Work instructions: Transcribe everything in the data word for word. Pictures are left out.
--- START Source material ---
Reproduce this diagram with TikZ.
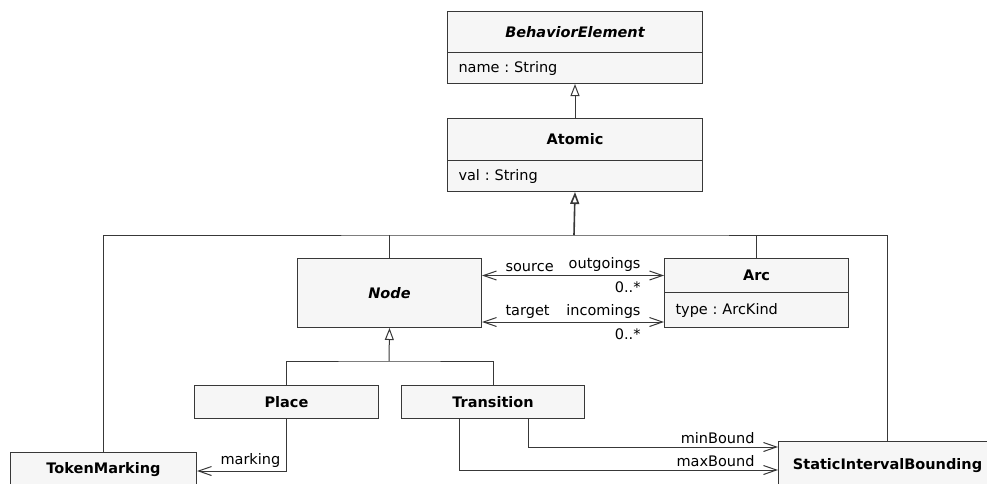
\documentclass[tikz,border=0pt]{standalone}
\usepackage{fontspec}
\setmainfont{DejaVu Sans}
\usetikzlibrary{arrows.meta}
\definecolor{boxfill}{HTML}{F6F6F6}
\definecolor{boxline}{HTML}{383838}
\newcommand\umlfont{\fontsize{14.5}{17}\selectfont\frenchspacing}
\tikzset{
  classbox/.style={draw=boxline,fill=boxfill,anchor=north west,inner sep=0pt,font=\umlfont\bfseries},
  attrbox/.style={draw=boxline,fill=boxfill,anchor=north west,inner xsep=11pt,inner ysep=0pt,align=left,font=\umlfont},
  gen/.style={-{Triangle[open,length=12pt,width=9pt]}},
  assoc/.style={-{Straight Barb[length=13pt,width=9pt]}},
  biassoc/.style={{Straight Barb[length=13pt,width=9pt]}-{Straight Barb[length=13pt,width=9pt]}},
  role/.style={inner sep=3pt,font=\umlfont}
}
\begin{document}
\begin{tikzpicture}[x=1pt,y=-1pt,line width=1pt,draw=boxline]
  \useasboundingbox (0,0) rectangle (987,483);
  \clip (0,0) rectangle (987,483);
  \node[classbox,minimum width=255,minimum height=41,font=\umlfont\bfseries\itshape] (be) at (447,11) {BehaviorElement};
  \node[attrbox,text width=233,minimum height=31] (beattr) at (447,52) {name : String};
  \node[classbox,minimum width=255,minimum height=42] (at) at (447,118) {Atomic};
  \node[attrbox,text width=233,minimum height=31] (atattr) at (447,160) {val : String};
  \node[classbox,minimum width=184,minimum height=69,font=\umlfont\bfseries\itshape] (node) at (297,258) {Node};
  \node[classbox,minimum width=184,minimum height=34] (arc) at (664,258) {Arc};
  \node[attrbox,text width=162,minimum height=35] (arcattr) at (664,292) {type : ArcKind};
  \node[classbox,minimum width=184,minimum height=33] (place) at (194,385) {Place};
  \node[classbox,minimum width=183,minimum height=33] (trans) at (401,385) {Transition};
  \node[classbox,minimum width=186,minimum height=35] (token) at (10,452) {TokenMarking};
  \node[classbox,minimum width=218,minimum height=48] (sib) at (778,441) {StaticIntervalBounding};
  \coordinate (genbar) at (574,235);
  \coordinate (nodebar) at (389,361);
  \coordinate (incend) at ([yshift=6pt]arcattr.south west);
  \draw[gen] (at.north) -- (beattr.south);
  \draw (token.north) |- (genbar) -| (sib.north);
  \draw (node.north) -- (node.north |- genbar);
  \draw (arc.north) -- (arc.north |- genbar);
  \draw[gen,line width=1.6pt] (genbar) -- (atattr.south);
  \draw (place.north) |- (nodebar) -| (trans.north);
  \draw[gen] (nodebar) -- (node.south);
  \draw[biassoc] (node.east |- arc.west) -- (arc.west)
    node[role,pos=0,anchor=south west,xshift=20] {source}
    node[role,pos=1,anchor=south east,xshift=-20] {outgoings}
    node[role,pos=1,anchor=north east,xshift=-20,yshift=-3] {0..*};
  \draw[biassoc] (node.east |- incend) -- (incend)
    node[role,pos=0,anchor=south west,xshift=20] {target}
    node[role,pos=1,anchor=south east,xshift=-20] {incomings}
    node[role,pos=1,anchor=north east,xshift=-20,yshift=-3] {0..*};
  \draw[assoc] (place.south) |- ([yshift=-1pt]token.east)
    node[role,pos=1,anchor=south west,xshift=20] {marking};
  \draw[assoc] ([xshift=35pt]trans.south) |- ([yshift=-6pt]sib.north west)
    node[role,pos=1,anchor=south east,xshift=-20] {minBound};
  \draw[assoc] ([xshift=-34pt]trans.south) |- ([yshift=-29pt]sib.north west)
    node[role,pos=1,anchor=south east,xshift=-20] {maxBound};
\end{tikzpicture}
\end{document}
--- END Source material ---
Solution below:
Reproduce this diagram with TikZ.
\documentclass[tikz,border=0pt]{standalone}
\usepackage{fontspec}
\setmainfont{DejaVu Sans}
\usetikzlibrary{arrows.meta}
\definecolor{boxfill}{HTML}{F6F6F6}
\definecolor{boxline}{HTML}{383838}
\newcommand\umlfont{\fontsize{14.5}{17}\selectfont\frenchspacing}
\tikzset{
  classbox/.style={draw=boxline,fill=boxfill,anchor=north west,inner sep=0pt,font=\umlfont\bfseries},
  attrbox/.style={draw=boxline,fill=boxfill,anchor=north west,inner xsep=11pt,inner ysep=0pt,align=left,font=\umlfont},
  gen/.style={-{Triangle[open,length=12pt,width=9pt]}},
  assoc/.style={-{Straight Barb[length=13pt,width=9pt]}},
  biassoc/.style={{Straight Barb[length=13pt,width=9pt]}-{Straight Barb[length=13pt,width=9pt]}},
  role/.style={inner sep=3pt,font=\umlfont}
}
\begin{document}
\begin{tikzpicture}[x=1pt,y=-1pt,line width=1pt,draw=boxline]
  \useasboundingbox (0,0) rectangle (987,483);
  \clip (0,0) rectangle (987,483);
  \node[classbox,minimum width=255,minimum height=41,font=\umlfont\bfseries\itshape] (be) at (447,11) {BehaviorElement};
  \node[attrbox,text width=233,minimum height=31] (beattr) at (447,52) {name : String};
  \node[classbox,minimum width=255,minimum height=42] (at) at (447,118) {Atomic};
  \node[attrbox,text width=233,minimum height=31] (atattr) at (447,160) {val : String};
  \node[classbox,minimum width=184,minimum height=69,font=\umlfont\bfseries\itshape] (node) at (297,258) {Node};
  \node[classbox,minimum width=184,minimum height=34] (arc) at (664,258) {Arc};
  \node[attrbox,text width=162,minimum height=35] (arcattr) at (664,292) {type : ArcKind};
  \node[classbox,minimum width=184,minimum height=33] (place) at (194,385) {Place};
  \node[classbox,minimum width=183,minimum height=33] (trans) at (401,385) {Transition};
  \node[classbox,minimum width=186,minimum height=35] (token) at (10,452) {TokenMarking};
  \node[classbox,minimum width=218,minimum height=48] (sib) at (778,441) {StaticIntervalBounding};
  \coordinate (genbar) at (574,235);
  \coordinate (nodebar) at (389,361);
  \coordinate (incend) at ([yshift=6pt]arcattr.south west);
  \draw[gen] (at.north) -- (beattr.south);
  \draw (token.north) |- (genbar) -| (sib.north);
  \draw (node.north) -- (node.north |- genbar);
  \draw (arc.north) -- (arc.north |- genbar);
  \draw[gen,line width=1.6pt] (genbar) -- (atattr.south);
  \draw (place.north) |- (nodebar) -| (trans.north);
  \draw[gen] (nodebar) -- (node.south);
  \draw[biassoc] (node.east |- arc.west) -- (arc.west)
    node[role,pos=0,anchor=south west,xshift=20] {source}
    node[role,pos=1,anchor=south east,xshift=-20] {outgoings}
    node[role,pos=1,anchor=north east,xshift=-20,yshift=-3] {0..*};
  \draw[biassoc] (node.east |- incend) -- (incend)
    node[role,pos=0,anchor=south west,xshift=20] {target}
    node[role,pos=1,anchor=south east,xshift=-20] {incomings}
    node[role,pos=1,anchor=north east,xshift=-20,yshift=-3] {0..*};
  \draw[assoc] (place.south) |- ([yshift=-1pt]token.east)
    node[role,pos=1,anchor=south west,xshift=20] {marking};
  \draw[assoc] ([xshift=35pt]trans.south) |- ([yshift=-6pt]sib.north west)
    node[role,pos=1,anchor=south east,xshift=-20] {minBound};
  \draw[assoc] ([xshift=-34pt]trans.south) |- ([yshift=-29pt]sib.north west)
    node[role,pos=1,anchor=south east,xshift=-20] {maxBound};
\end{tikzpicture}
\end{document}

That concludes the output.